__Task prompt__: Repeat, exactly and completely, the material that follows. Omit the pictures.

################

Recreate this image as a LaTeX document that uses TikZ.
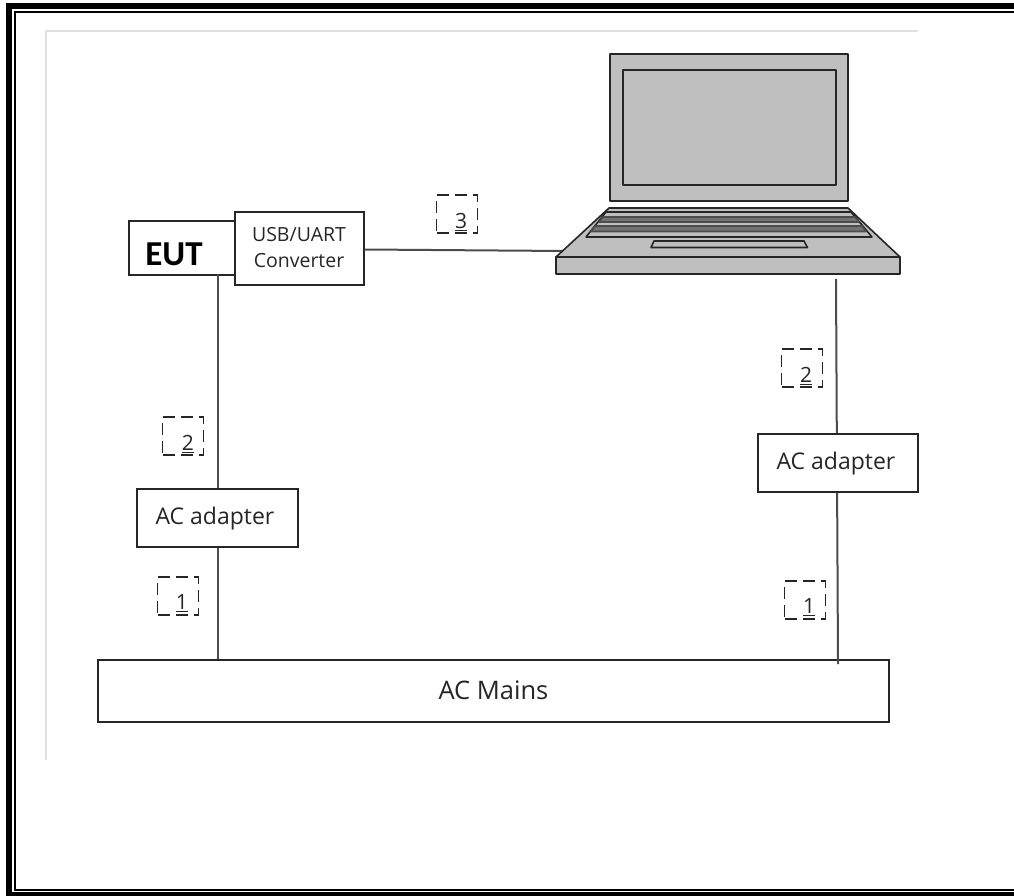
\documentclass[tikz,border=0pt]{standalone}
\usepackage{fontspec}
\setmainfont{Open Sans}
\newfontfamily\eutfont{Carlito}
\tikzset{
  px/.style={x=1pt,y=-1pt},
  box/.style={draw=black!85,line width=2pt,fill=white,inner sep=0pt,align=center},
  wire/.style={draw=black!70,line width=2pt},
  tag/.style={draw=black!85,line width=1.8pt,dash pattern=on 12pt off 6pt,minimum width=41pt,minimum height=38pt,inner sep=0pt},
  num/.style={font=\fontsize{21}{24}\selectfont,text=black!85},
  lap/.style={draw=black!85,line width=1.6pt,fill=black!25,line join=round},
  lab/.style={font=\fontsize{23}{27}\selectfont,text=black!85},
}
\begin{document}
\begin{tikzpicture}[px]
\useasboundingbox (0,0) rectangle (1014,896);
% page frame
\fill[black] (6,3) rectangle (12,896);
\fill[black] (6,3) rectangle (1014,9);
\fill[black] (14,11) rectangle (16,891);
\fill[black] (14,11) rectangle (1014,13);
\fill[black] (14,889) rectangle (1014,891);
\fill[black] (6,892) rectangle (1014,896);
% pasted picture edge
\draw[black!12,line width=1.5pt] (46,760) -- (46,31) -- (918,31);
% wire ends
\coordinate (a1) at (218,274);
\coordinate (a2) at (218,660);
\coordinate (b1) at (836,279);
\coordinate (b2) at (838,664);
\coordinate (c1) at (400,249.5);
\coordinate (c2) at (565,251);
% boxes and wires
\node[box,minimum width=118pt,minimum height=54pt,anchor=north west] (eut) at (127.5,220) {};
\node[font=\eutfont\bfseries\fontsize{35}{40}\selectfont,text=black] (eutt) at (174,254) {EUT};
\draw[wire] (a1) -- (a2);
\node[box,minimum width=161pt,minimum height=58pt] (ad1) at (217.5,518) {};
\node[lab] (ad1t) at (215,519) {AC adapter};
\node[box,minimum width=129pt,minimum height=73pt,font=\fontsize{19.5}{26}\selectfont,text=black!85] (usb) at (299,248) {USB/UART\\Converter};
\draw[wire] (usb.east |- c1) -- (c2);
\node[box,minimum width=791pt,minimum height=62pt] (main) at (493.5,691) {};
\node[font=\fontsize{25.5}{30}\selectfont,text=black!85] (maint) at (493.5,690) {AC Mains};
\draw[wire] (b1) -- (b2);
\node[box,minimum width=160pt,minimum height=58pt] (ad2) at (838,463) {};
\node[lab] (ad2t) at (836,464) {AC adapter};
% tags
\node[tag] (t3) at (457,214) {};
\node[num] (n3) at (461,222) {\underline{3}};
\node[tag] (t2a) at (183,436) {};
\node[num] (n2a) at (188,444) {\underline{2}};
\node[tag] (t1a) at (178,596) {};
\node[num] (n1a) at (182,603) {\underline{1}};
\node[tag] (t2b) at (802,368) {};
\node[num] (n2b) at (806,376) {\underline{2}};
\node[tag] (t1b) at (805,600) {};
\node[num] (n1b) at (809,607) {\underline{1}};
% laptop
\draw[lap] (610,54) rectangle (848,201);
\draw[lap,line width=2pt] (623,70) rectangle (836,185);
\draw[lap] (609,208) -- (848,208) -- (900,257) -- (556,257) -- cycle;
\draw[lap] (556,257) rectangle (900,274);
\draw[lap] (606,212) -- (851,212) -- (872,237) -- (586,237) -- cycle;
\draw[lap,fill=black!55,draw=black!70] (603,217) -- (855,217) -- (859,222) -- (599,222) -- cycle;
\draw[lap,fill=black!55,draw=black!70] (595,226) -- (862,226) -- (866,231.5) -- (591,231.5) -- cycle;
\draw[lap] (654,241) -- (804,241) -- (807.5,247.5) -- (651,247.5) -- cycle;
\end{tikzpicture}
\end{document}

################

__Full answer__:
Recreate this image as a LaTeX document that uses TikZ.
\documentclass[tikz,border=0pt]{standalone}
\usepackage{fontspec}
\setmainfont{Open Sans}
\newfontfamily\eutfont{Carlito}
\tikzset{
  px/.style={x=1pt,y=-1pt},
  box/.style={draw=black!85,line width=2pt,fill=white,inner sep=0pt,align=center},
  wire/.style={draw=black!70,line width=2pt},
  tag/.style={draw=black!85,line width=1.8pt,dash pattern=on 12pt off 6pt,minimum width=41pt,minimum height=38pt,inner sep=0pt},
  num/.style={font=\fontsize{21}{24}\selectfont,text=black!85},
  lap/.style={draw=black!85,line width=1.6pt,fill=black!25,line join=round},
  lab/.style={font=\fontsize{23}{27}\selectfont,text=black!85},
}
\begin{document}
\begin{tikzpicture}[px]
\useasboundingbox (0,0) rectangle (1014,896);
% page frame
\fill[black] (6,3) rectangle (12,896);
\fill[black] (6,3) rectangle (1014,9);
\fill[black] (14,11) rectangle (16,891);
\fill[black] (14,11) rectangle (1014,13);
\fill[black] (14,889) rectangle (1014,891);
\fill[black] (6,892) rectangle (1014,896);
% pasted picture edge
\draw[black!12,line width=1.5pt] (46,760) -- (46,31) -- (918,31);
% wire ends
\coordinate (a1) at (218,274);
\coordinate (a2) at (218,660);
\coordinate (b1) at (836,279);
\coordinate (b2) at (838,664);
\coordinate (c1) at (400,249.5);
\coordinate (c2) at (565,251);
% boxes and wires
\node[box,minimum width=118pt,minimum height=54pt,anchor=north west] (eut) at (127.5,220) {};
\node[font=\eutfont\bfseries\fontsize{35}{40}\selectfont,text=black] (eutt) at (174,254) {EUT};
\draw[wire] (a1) -- (a2);
\node[box,minimum width=161pt,minimum height=58pt] (ad1) at (217.5,518) {};
\node[lab] (ad1t) at (215,519) {AC adapter};
\node[box,minimum width=129pt,minimum height=73pt,font=\fontsize{19.5}{26}\selectfont,text=black!85] (usb) at (299,248) {USB/UART\\Converter};
\draw[wire] (usb.east |- c1) -- (c2);
\node[box,minimum width=791pt,minimum height=62pt] (main) at (493.5,691) {};
\node[font=\fontsize{25.5}{30}\selectfont,text=black!85] (maint) at (493.5,690) {AC Mains};
\draw[wire] (b1) -- (b2);
\node[box,minimum width=160pt,minimum height=58pt] (ad2) at (838,463) {};
\node[lab] (ad2t) at (836,464) {AC adapter};
% tags
\node[tag] (t3) at (457,214) {};
\node[num] (n3) at (461,222) {\underline{3}};
\node[tag] (t2a) at (183,436) {};
\node[num] (n2a) at (188,444) {\underline{2}};
\node[tag] (t1a) at (178,596) {};
\node[num] (n1a) at (182,603) {\underline{1}};
\node[tag] (t2b) at (802,368) {};
\node[num] (n2b) at (806,376) {\underline{2}};
\node[tag] (t1b) at (805,600) {};
\node[num] (n1b) at (809,607) {\underline{1}};
% laptop
\draw[lap] (610,54) rectangle (848,201);
\draw[lap,line width=2pt] (623,70) rectangle (836,185);
\draw[lap] (609,208) -- (848,208) -- (900,257) -- (556,257) -- cycle;
\draw[lap] (556,257) rectangle (900,274);
\draw[lap] (606,212) -- (851,212) -- (872,237) -- (586,237) -- cycle;
\draw[lap,fill=black!55,draw=black!70] (603,217) -- (855,217) -- (859,222) -- (599,222) -- cycle;
\draw[lap,fill=black!55,draw=black!70] (595,226) -- (862,226) -- (866,231.5) -- (591,231.5) -- cycle;
\draw[lap] (654,241) -- (804,241) -- (807.5,247.5) -- (651,247.5) -- cycle;
\end{tikzpicture}
\end{document}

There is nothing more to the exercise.